*WHAT THE TASK ASKS*: Select the lines of the records containing the word "this" and list them.

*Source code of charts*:
=-=-=
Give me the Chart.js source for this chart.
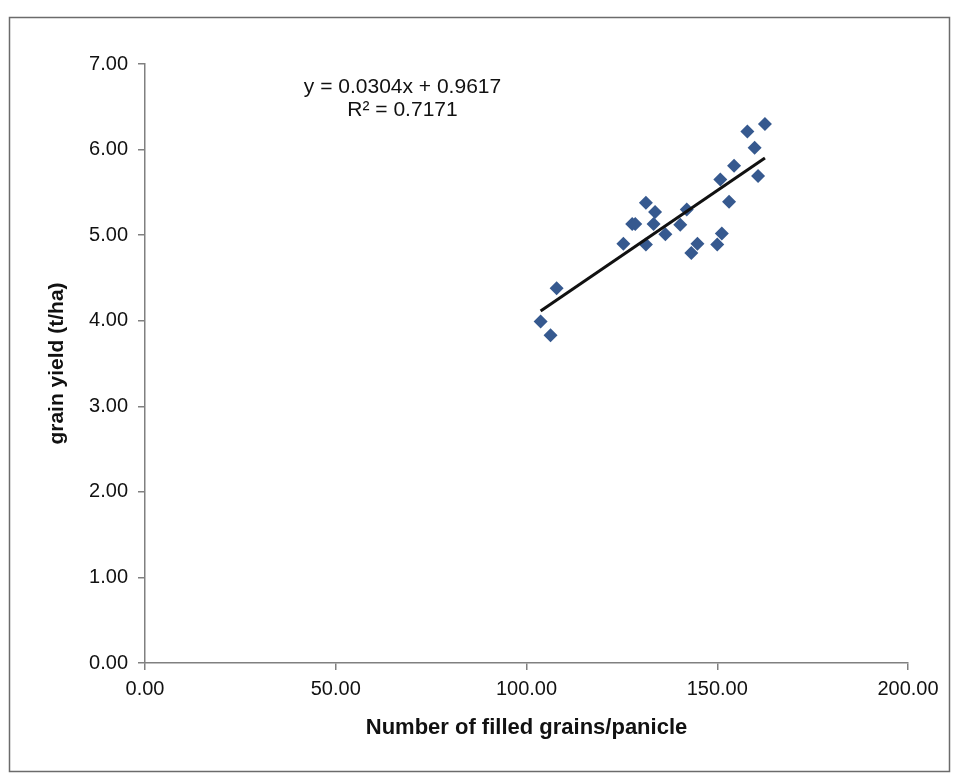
<!DOCTYPE html>
<html>
<head>
<meta charset="utf-8">
<script src="https://cdn.jsdelivr.net/npm/chart.js@4.4.0/dist/chart.umd.min.js"></script>
<style>
  html, body { margin: 0; padding: 0; background: #ffffff; }
  #wrap { width: 956px; height: 778px; position: relative; }
</style>
</head>
<body>
<div id="wrap"><canvas id="c" width="956" height="778"></canvas></div>
<script>
// ---- Data ----
const filledGrains = [103.7, 106.3, 107.9, 125.4, 127.7, 128.5, 131.3, 131.3, 133.7, 133.3, 136.4, 140.3,
                      142.0, 143.2, 144.8, 150.0, 151.2, 153.1, 150.8, 154.4, 157.9, 162.5, 159.8, 160.7];
const grainYield   = [3.99, 3.83, 4.38, 4.90, 5.13, 5.13, 5.38, 4.89, 5.27, 5.13, 5.01, 5.12,
                      5.30, 4.79, 4.90, 4.89, 5.02, 5.39, 5.65, 5.81, 6.21, 6.30, 6.02, 5.69];
const trendSlope = 0.0304;
const trendIntercept = 0.9617;
const equationLines = ['y = 0.0304x + 0.9617', 'R\u00B2 = 0.7171'];
const equationPos = [[67.5, 6.73], [67.5, 6.46]];
const xTitle = 'Number of filled grains/panicle';
const yTitle = 'grain yield (t/ha)';

const points = filledGrains.map((x, i) => ({ x: x, y: grainYield[i] }));
const xMin = Math.min(...filledGrains), xMax = Math.max(...filledGrains);
const trendPoints = [xMin, xMax].map(x => ({ x: x, y: trendSlope * x + trendIntercept }));

const FONT = "'Liberation Sans', Arial, sans-serif";

const framePlugin = {
  id: 'frame',
  beforeDraw(chart) {
    const ctx = chart.ctx;
    ctx.save();
    ctx.fillStyle = '#ffffff';
    ctx.fillRect(0, 0, chart.width, chart.height);
    ctx.strokeStyle = '#6b6b6b';
    ctx.lineWidth = 1.5;
    ctx.strokeRect(9.5, 17.5, 940, 754);
    ctx.restore();
  }
};

const equationPlugin = {
  id: 'equation',
  afterDatasetsDraw(chart) {
    const ctx = chart.ctx;
    const xs = chart.scales.x, ys = chart.scales.y;
    ctx.save();
    ctx.font = '21px ' + FONT;
    ctx.fillStyle = '#111111';
    ctx.textAlign = 'center';
    ctx.textBaseline = 'middle';
    equationLines.forEach((t, i) => {
      ctx.fillText(t, xs.getPixelForValue(equationPos[i][0]), ys.getPixelForValue(equationPos[i][1]));
    });
    ctx.restore();
  }
};

new Chart(document.getElementById('c'), {
  type: 'scatter',
  data: {
    datasets: [
      {
        label: 'grain yield',
        data: points,
        pointStyle: 'rectRot',
        pointRadius: 7,
        pointHoverRadius: 7,
        backgroundColor: '#36598f',
        borderColor: '#36598f',
        borderWidth: 0,
        order: 2
      },
      {
        label: 'Linear trend',
        data: trendPoints,
        type: 'line',
        showLine: true,
        pointRadius: 0,
        borderColor: '#111111',
        borderWidth: 3,
        fill: false,
        order: 1
      }
    ]
  },
  options: {
    responsive: false,
    animation: false,
    devicePixelRatio: 1,
    layout: { padding: { left: 0, top: 64, right: 48, bottom: 0 } },
    plugins: {
      legend: { display: false },
      tooltip: { enabled: false },
      title: { display: false }
    },
    scales: {
      x: {
        type: 'linear',
        min: 0, max: 200,
        ticks: {
          stepSize: 50,
          padding: 7,
          color: '#111111',
          font: { family: FONT, size: 20 },
          callback: v => Number(v).toFixed(2),
          maxRotation: 0
        },
        grid: { drawOnChartArea: false, drawTicks: true, tickLength: 7, color: '#808080', lineWidth: 1.5 },
        border: { color: '#808080', width: 1.5 },
        title: {
          display: true, text: xTitle, color: '#111111',
          font: { family: FONT, size: 22, weight: 'bold' },
          padding: { top: 0, bottom: 37 }
        },
        afterFit(scale) { scale.height = 115; }
      },
      y: {
        type: 'linear',
        min: 0, max: 7,
        ticks: {
          stepSize: 1,
          padding: 10,
          color: '#111111',
          font: { family: FONT, size: 20 },
          callback: v => Number(v).toFixed(2)
        },
        grid: { drawOnChartArea: false, drawTicks: true, tickLength: 7, color: '#808080', lineWidth: 1.5 },
        border: { color: '#808080', width: 1.5 },
        title: {
          display: true, text: yTitle, color: '#111111',
          font: { family: FONT, size: 21, weight: 'bold' },
          padding: { top: 45, bottom: 0 }
        },
        afterFit(scale) { scale.width = 145; }
      }
    }
  },
  plugins: [framePlugin, equationPlugin]
});
</script>
</body>
</html>
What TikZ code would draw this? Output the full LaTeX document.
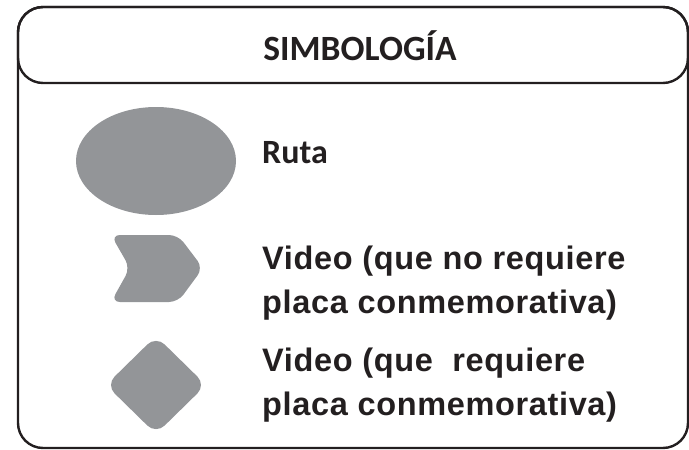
\documentclass[tikz,border=0pt]{standalone}
\usepackage{fontspec}
\setmainfont{Liberation Sans}
\newfontfamily\headfont{Carlito}
\newfontfamily\bodyfont[LetterSpace=2]{Liberation Sans}
\definecolor{framecolor}{HTML}{231F20}
\definecolor{symbolgray}{HTML}{939598}

\begin{document}
\begin{tikzpicture}[x=1pt,y=-1pt,line cap=round,line join=round]
  \useasboundingbox (0,0) rectangle (689,450);
  % frame and title bar
  \draw[framecolor,line width=2.4pt,rounded corners=25pt] (18,7) rectangle (688,448);
  \draw[framecolor,line width=2.4pt,rounded corners=25pt] (18,7) rectangle (688,83);
  \node[font=\headfont\bfseries\fontsize{35.5}{40}\selectfont,text=framecolor] (title) at (360,46) {SIMBOLOGÍA};
  % symbols
  \fill[symbolgray] (156,161) ellipse[x radius=80,y radius=54];
  \fill[symbolgray,rounded corners=9pt] (111,235) -- (178,235) -- (203,268) -- (178,302) -- (111,302) -- (130,268) -- cycle;
  \fill[symbolgray,rounded corners=12pt] (156,336) -- (206,385) -- (156,434) -- (106,385) -- cycle;
  % labels
  \node[font=\headfont\bfseries\fontsize{34}{40}\selectfont,text=framecolor,anchor=base west,inner sep=0pt] (ruta) at (262,163) {Ruta};
  \node[font=\bodyfont\bfseries\fontsize{32.5}{44}\selectfont,text=framecolor,anchor=base west,inner sep=0pt,align=left] (videoa) at (262,313) {Video (que no requiere\\placa conmemorativa)};
  \node[font=\bodyfont\bfseries\fontsize{32.5}{44}\selectfont,text=framecolor,anchor=base west,inner sep=0pt,align=left] (videob) at (262,415) {Video (que~ requiere\\placa conmemorativa)};
\end{tikzpicture}
\end{document}
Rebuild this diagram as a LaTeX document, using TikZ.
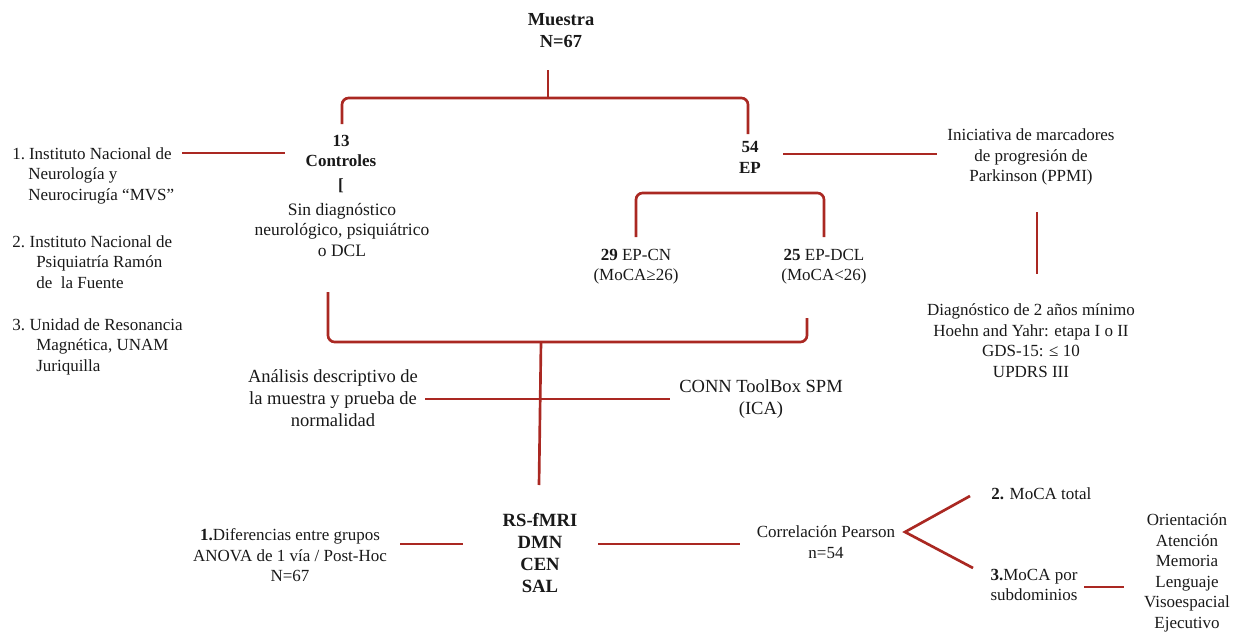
=-=-=
*RIGHT ANSWER*:
Give me the Chart.js source for this chart.
What TikZ code would draw this? Output the full LaTeX document.
Rebuild this diagram as a LaTeX document, using TikZ.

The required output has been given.